Since PyMuPDF v1.16.0, error messages issued by the underlying MuPDF library are being redirected to the Python standard device sys.stderr. So you can handle them like any other output going to this devices.

In addition, these messages go to the internal buffer together with any MuPDF warnings – see below.

We always prefix these messages with an identifying string “mupdf:”. If you prefer to not see recoverable MuPDF errors at all, issue the command fitz.TOOLS.mupdf_display_errors(False).

MuPDF warnings continue to be stored in an internal buffer and can be viewed using Tools.mupdf_warnings().

Please note that MuPDF errors may or may not lead to Python exceptions. In other words, you may see error messages from which MuPDF can recover and continue processing.

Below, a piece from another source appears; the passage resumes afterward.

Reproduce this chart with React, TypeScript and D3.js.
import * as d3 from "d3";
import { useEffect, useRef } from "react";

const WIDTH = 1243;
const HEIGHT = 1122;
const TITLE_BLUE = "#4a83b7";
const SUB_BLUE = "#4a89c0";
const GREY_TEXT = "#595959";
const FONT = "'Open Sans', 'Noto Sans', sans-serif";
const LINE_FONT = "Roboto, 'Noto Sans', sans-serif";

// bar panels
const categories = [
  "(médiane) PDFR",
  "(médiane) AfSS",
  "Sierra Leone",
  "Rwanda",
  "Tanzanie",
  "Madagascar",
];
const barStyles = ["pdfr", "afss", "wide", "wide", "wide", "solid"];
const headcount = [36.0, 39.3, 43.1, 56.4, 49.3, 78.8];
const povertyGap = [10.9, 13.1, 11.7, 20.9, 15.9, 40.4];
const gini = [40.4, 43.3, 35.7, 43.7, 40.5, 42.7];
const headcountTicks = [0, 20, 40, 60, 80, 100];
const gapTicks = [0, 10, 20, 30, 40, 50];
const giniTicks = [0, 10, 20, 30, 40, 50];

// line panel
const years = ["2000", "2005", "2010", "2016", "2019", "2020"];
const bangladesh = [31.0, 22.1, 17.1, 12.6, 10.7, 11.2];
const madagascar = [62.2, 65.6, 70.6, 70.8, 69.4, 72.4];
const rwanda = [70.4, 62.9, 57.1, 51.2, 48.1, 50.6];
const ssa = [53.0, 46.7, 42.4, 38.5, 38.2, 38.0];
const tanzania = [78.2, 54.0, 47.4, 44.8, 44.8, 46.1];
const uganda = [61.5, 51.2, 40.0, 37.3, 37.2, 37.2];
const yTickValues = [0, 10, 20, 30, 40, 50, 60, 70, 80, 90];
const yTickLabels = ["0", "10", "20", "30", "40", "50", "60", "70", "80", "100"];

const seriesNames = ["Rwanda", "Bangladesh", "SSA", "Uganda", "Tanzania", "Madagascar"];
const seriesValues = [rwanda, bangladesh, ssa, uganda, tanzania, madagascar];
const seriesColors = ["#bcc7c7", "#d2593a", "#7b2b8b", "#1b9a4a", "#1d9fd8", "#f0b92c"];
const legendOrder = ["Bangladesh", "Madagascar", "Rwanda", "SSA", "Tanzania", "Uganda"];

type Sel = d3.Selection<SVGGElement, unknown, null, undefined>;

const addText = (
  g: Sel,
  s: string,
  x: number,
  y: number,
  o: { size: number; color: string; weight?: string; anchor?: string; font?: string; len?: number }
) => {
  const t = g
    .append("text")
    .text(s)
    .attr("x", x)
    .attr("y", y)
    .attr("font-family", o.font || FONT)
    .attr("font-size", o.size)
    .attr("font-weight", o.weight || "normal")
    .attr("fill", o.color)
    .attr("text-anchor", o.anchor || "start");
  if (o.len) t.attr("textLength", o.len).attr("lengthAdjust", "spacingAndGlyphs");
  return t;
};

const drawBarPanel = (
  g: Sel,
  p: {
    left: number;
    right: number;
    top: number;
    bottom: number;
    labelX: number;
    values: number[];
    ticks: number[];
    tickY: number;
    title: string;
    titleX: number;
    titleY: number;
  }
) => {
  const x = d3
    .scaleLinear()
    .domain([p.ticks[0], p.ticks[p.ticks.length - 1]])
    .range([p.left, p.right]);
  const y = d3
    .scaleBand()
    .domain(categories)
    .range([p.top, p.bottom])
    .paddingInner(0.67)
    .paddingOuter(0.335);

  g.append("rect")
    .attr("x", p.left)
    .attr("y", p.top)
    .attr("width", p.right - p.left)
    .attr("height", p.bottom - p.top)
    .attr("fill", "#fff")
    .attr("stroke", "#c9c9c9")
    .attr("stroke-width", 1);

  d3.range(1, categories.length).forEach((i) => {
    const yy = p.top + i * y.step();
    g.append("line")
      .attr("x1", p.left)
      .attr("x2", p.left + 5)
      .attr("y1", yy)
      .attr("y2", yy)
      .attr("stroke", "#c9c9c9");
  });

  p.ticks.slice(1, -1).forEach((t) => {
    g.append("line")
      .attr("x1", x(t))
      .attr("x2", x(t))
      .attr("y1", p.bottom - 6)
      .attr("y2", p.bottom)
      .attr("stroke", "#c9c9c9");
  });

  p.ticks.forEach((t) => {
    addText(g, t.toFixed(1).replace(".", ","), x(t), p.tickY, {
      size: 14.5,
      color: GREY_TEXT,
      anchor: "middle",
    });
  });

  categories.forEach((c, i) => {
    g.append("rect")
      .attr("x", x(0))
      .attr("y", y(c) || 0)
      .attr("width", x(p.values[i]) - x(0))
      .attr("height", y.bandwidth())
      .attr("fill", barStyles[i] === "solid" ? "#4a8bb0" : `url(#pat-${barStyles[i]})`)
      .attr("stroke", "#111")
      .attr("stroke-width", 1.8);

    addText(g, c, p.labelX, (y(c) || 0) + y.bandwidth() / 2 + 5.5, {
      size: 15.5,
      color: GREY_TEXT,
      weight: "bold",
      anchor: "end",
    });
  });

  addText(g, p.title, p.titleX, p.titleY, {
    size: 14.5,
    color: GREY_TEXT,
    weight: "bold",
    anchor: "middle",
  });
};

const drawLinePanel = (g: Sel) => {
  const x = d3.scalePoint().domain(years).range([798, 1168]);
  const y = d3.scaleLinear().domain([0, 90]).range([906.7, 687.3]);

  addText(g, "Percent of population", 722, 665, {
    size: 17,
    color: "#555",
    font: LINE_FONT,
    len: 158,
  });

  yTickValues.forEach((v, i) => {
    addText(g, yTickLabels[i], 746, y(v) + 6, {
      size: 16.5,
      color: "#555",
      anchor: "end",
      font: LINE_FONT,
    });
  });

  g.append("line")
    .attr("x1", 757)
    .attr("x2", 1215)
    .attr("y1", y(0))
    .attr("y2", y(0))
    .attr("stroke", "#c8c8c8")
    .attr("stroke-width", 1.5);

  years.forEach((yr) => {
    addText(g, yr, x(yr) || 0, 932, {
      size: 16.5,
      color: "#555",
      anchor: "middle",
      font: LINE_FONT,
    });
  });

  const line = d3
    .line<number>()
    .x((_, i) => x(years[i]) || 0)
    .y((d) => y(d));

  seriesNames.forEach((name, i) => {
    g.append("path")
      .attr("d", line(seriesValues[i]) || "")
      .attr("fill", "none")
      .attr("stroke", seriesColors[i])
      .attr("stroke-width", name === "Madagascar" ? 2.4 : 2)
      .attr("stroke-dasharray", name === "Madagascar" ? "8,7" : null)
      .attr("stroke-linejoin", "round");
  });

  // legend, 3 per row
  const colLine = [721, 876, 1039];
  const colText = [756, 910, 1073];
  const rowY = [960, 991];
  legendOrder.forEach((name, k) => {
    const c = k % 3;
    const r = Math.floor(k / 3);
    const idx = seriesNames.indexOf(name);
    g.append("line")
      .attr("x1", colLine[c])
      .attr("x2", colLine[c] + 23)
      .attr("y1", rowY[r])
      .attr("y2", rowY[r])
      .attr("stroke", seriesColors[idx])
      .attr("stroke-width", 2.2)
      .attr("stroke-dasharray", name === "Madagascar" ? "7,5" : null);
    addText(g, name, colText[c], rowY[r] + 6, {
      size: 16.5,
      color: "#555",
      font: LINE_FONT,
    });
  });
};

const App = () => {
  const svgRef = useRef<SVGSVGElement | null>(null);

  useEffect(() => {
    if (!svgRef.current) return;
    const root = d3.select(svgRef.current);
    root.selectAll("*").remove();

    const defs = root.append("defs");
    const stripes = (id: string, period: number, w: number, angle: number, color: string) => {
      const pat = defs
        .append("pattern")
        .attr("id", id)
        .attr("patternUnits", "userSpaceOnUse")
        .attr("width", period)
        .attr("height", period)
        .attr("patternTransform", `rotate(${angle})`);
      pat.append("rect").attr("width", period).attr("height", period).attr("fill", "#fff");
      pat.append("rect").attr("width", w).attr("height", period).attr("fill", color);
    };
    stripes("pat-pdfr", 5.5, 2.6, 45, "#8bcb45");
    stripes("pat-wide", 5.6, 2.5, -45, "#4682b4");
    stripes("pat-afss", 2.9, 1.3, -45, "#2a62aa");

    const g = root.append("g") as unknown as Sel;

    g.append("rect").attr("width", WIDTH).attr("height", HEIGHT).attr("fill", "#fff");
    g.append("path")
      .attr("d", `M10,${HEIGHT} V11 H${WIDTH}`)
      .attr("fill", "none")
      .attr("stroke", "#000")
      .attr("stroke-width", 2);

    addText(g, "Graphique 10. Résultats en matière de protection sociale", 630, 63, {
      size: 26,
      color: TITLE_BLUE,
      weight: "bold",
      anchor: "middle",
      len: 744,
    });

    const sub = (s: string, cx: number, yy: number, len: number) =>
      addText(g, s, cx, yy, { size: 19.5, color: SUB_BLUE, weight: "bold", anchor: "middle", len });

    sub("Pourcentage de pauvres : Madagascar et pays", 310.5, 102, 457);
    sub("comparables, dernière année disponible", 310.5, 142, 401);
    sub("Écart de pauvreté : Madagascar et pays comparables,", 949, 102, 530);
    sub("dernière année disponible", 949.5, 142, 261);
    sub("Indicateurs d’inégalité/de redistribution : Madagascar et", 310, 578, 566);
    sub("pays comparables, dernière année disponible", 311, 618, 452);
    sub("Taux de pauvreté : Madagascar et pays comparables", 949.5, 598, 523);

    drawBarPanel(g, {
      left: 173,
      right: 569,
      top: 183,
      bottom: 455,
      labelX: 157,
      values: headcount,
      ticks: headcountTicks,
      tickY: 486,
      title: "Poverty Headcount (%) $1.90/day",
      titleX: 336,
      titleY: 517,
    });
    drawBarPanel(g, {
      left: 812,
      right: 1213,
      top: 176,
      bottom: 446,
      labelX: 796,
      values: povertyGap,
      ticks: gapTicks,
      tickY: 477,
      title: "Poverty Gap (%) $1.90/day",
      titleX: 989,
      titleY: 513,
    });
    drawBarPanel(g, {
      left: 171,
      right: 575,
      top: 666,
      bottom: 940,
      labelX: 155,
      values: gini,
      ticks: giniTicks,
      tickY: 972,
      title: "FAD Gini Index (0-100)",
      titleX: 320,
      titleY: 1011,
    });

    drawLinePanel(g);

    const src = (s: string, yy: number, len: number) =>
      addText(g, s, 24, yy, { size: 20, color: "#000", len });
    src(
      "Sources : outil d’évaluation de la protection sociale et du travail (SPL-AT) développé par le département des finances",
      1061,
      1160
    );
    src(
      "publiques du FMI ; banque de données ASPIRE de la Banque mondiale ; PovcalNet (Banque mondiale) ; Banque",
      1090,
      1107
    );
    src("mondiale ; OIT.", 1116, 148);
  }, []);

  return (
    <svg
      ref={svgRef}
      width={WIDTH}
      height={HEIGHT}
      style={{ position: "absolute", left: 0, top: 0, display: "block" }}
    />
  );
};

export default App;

Example output for a recoverable error. We are opening a damaged PDF, but MuPDF is able to repair it and gives us a little information on what happened. Then we illustrate how to find out whether the document can later be saved incrementally. Checking the Document.is_dirty attribute at this point also indicates that during fitz.open the document had to be repaired:

>>> import fitz
>>> doc = fitz.open("damaged-file.pdf")  # leads to a sys.stderr message:
mupdf: cannot find startxref
>>> print(fitz.TOOLS.mupdf_warnings())  # check if there is more info:
cannot find startxref
trying to repair broken xref
repairing PDF document
object missing 'endobj' token
>>> doc.can_save_incrementally()  # this is to be expected:
False
>>> # the following indicates whether there are updates so far
>>> # this is the case because of the repair actions:
>>> doc.is_dirty
True
>>> # the document has nevertheless been created:
>>> doc
fitz.Document('damaged-file.pdf')
>>> # we now know that any save must occur to a new file

Example output for an unrecoverable error:

>>> import fitz
>>> doc = fitz.open("does-not-exist.pdf")
mupdf: cannot open does-not-exist.pdf: No such file or directory
Traceback (most recent call last):
  File "<pyshell#1>", line 1, in <module>
    doc = fitz.open("does-not-exist.pdf")
  File "C:\Users\Jorj\AppData\Local\Programs\Python\Python37\lib\site-packages\fitz\fitz.py", line 2200, in __init__
    _fitz.Document_swiginit(self, _fitz.new_Document(filename, stream, filetype, rect, width, height, fontsize))
RuntimeError: cannot open does-not-exist.pdf: No such file or directory
>>>

How to Deal with PDF Encryption

Starting with version 1.16.0, PDF decryption and encryption (using passwords) are fully supported. You can do the following:

Note

A PDF document may have two different passwords:

  • The owner password provides full access rights, including changing passwords, encryption method, or permission detail.

  • The user password provides access to document content according to the established permission details. If present, opening the PDF in a viewer will require providing it.

Method Document.authenticate() will automatically establish access rights according to the password used.

The following snippet creates a new PDF and encrypts it with separate user and owner passwords. Permissions are granted to print, copy and annotate, but no changes are allowed to someone authenticating with the user password:

import fitz

text = "some secret information"  # keep this data secret
perm = int(
    fitz.PDF_PERM_ACCESSIBILITY  # always use this
    | fitz.PDF_PERM_PRINT  # permit printing
    | fitz.PDF_PERM_COPY  # permit copying
    | fitz.PDF_PERM_ANNOTATE  # permit annotations
)
owner_pass = "owner"  # owner password
user_pass = "user"  # user password
encrypt_meth = fitz.PDF_ENCRYPT_AES_256  # strongest algorithm
doc = fitz.open()  # empty pdf
page = doc.new_page()  # empty page
page.insert_text((50, 72), text)  # insert the data
doc.save(
    "secret.pdf",
    encryption=encrypt_meth,  # set the encryption method
    owner_pw=owner_pass,  # set the owner password
    user_pw=user_pass,  # set the user password
    permissions=perm,  # set permissions
)

Opening this document with some viewer (Nitro Reader 5) reflects these settings:

_images/img-encrypting.jpg

Decrypting will automatically happen on save as before when no encryption parameters are provided.

To keep the encryption method of a PDF save it using encryption=fitz.PDF_ENCRYPT_KEEP. If doc.can_save_incrementally() == True, an incremental save is also possible.

To change the encryption method specify the full range of options above (encryption, owner_pw, user_pw, permissions). An incremental save is not possible in this case.